◆ Direction ◆
Write out, word for word, the first line of the data below and every line after it through the one containing "const textColor = '#2a2a2a';".

◆ Provided data ◆

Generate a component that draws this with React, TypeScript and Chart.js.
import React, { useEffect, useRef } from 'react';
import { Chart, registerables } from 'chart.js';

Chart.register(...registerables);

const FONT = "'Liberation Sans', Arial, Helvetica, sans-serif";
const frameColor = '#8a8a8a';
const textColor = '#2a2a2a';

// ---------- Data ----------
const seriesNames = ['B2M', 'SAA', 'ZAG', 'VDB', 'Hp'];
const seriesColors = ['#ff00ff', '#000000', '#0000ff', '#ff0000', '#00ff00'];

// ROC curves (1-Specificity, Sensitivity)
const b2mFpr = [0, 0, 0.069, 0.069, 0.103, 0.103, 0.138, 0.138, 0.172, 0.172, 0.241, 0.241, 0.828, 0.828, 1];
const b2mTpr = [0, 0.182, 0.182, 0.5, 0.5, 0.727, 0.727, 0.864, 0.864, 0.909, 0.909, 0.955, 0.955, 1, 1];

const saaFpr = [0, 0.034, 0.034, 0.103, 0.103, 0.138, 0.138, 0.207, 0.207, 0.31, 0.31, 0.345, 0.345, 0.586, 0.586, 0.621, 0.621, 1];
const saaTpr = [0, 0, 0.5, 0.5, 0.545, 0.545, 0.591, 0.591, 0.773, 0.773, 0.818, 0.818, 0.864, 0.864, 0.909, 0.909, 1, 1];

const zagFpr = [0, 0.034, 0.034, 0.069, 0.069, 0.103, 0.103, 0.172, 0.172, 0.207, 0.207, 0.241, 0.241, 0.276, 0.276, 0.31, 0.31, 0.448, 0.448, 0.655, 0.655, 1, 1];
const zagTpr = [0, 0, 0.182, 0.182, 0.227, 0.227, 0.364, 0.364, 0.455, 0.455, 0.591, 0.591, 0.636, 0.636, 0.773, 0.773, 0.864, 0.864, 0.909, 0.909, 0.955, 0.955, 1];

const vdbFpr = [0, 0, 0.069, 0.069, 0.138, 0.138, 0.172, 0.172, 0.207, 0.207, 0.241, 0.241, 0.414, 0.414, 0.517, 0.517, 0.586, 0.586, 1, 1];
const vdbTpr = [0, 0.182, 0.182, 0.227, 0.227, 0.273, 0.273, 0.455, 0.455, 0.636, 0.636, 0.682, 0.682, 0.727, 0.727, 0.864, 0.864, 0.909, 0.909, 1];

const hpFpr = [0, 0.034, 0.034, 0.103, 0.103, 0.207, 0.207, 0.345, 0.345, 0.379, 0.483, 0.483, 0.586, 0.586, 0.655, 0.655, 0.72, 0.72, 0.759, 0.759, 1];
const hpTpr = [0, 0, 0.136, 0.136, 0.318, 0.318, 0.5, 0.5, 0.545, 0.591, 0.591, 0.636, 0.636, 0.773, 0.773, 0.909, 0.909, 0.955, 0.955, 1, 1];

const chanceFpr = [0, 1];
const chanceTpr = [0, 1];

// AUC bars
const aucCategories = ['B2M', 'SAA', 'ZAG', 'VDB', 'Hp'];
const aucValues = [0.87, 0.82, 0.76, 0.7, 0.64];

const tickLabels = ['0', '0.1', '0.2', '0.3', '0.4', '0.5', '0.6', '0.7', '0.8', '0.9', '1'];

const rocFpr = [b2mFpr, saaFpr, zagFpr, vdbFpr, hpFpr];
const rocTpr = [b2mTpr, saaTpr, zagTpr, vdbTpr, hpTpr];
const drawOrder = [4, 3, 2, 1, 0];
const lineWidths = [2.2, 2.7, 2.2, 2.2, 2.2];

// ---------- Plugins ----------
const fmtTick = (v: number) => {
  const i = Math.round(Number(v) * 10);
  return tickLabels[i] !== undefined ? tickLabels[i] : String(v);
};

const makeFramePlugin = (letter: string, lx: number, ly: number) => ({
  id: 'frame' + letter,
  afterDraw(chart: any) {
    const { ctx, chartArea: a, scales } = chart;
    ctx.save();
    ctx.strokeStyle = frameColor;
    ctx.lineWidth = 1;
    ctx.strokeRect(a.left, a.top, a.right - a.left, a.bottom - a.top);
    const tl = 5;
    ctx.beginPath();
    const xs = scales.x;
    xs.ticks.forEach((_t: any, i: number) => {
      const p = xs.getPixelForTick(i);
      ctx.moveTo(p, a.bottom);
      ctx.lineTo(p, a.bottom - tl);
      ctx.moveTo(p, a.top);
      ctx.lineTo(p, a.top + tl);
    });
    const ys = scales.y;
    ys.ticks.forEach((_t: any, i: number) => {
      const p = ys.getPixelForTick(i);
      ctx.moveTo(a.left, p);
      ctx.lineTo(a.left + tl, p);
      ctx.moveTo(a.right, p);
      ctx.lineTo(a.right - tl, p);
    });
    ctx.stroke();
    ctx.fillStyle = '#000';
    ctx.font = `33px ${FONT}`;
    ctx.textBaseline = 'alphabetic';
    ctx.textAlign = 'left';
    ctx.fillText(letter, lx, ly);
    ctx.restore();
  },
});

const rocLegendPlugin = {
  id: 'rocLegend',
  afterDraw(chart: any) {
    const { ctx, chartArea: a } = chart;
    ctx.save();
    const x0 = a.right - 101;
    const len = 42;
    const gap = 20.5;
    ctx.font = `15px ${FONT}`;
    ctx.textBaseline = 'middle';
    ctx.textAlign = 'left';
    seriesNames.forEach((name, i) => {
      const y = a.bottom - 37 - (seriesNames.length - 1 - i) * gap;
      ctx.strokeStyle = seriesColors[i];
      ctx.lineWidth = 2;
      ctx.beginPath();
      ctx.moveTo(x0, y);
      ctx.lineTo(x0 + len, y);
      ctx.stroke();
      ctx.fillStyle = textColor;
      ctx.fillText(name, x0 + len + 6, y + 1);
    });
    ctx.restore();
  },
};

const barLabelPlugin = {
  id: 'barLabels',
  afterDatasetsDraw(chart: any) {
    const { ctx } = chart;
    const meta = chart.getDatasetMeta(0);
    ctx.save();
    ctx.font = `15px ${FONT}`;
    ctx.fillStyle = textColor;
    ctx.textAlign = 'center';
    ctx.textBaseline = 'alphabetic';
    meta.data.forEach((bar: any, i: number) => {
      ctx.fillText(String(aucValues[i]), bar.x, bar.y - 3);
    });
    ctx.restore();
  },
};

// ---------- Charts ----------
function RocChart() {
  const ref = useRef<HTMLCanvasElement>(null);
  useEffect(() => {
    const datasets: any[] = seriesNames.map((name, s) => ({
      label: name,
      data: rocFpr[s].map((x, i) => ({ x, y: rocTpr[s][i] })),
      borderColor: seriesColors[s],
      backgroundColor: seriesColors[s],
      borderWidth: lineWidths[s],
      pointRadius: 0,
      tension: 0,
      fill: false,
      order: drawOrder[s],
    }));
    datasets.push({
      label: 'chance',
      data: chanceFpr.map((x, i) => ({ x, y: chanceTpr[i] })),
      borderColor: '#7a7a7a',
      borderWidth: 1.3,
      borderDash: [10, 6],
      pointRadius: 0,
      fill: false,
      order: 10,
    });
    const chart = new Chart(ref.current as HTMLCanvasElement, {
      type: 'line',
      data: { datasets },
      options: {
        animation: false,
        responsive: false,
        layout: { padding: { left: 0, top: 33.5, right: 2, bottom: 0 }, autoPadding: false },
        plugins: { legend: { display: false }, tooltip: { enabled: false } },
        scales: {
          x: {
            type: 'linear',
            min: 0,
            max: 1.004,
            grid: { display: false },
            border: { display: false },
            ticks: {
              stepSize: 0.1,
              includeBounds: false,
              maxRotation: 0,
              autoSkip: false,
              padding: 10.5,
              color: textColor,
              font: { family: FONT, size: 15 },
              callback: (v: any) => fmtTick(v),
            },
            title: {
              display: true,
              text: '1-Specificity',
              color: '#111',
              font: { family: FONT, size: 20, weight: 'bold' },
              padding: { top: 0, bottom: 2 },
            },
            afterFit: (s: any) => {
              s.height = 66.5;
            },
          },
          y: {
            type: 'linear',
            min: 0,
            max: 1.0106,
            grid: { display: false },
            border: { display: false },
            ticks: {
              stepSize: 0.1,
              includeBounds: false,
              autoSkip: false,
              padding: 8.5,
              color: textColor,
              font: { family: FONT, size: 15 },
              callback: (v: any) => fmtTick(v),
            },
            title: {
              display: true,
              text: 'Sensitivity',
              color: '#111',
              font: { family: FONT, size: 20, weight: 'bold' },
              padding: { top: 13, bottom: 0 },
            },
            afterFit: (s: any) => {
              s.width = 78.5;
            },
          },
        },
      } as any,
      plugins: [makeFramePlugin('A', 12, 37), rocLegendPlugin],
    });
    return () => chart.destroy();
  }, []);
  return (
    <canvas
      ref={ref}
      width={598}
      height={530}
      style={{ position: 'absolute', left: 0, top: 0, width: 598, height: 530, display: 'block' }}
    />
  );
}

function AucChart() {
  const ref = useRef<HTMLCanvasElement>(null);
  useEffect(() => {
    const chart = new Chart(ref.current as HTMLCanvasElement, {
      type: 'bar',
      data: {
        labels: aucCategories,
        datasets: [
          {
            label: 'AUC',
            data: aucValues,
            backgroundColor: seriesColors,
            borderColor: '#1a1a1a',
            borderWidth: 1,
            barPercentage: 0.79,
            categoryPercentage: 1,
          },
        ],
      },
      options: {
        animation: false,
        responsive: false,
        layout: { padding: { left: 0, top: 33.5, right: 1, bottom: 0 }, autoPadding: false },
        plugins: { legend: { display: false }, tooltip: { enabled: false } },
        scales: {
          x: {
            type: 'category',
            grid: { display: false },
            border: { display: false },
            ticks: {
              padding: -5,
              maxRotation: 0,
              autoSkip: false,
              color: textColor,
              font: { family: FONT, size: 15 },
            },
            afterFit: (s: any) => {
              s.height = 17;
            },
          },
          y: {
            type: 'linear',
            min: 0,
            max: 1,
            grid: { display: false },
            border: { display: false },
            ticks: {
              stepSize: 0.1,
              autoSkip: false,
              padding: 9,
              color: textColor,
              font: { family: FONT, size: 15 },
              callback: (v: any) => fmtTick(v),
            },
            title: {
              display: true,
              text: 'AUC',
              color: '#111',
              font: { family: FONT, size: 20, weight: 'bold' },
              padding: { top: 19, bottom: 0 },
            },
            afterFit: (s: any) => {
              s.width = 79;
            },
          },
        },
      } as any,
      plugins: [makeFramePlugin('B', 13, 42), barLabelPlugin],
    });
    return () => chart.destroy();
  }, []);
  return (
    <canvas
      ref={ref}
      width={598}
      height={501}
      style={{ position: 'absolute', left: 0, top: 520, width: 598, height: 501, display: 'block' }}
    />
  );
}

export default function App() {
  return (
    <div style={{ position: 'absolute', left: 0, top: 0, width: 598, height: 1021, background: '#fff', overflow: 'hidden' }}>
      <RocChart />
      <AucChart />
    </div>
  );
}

◆ Result for this exercise ◆
Generate a component that draws this with React, TypeScript and Chart.js.
import React, { useEffect, useRef } from 'react';
import { Chart, registerables } from 'chart.js';

Chart.register(...registerables);

const FONT = "'Liberation Sans', Arial, Helvetica, sans-serif";
const frameColor = '#8a8a8a';
const textColor = '#2a2a2a';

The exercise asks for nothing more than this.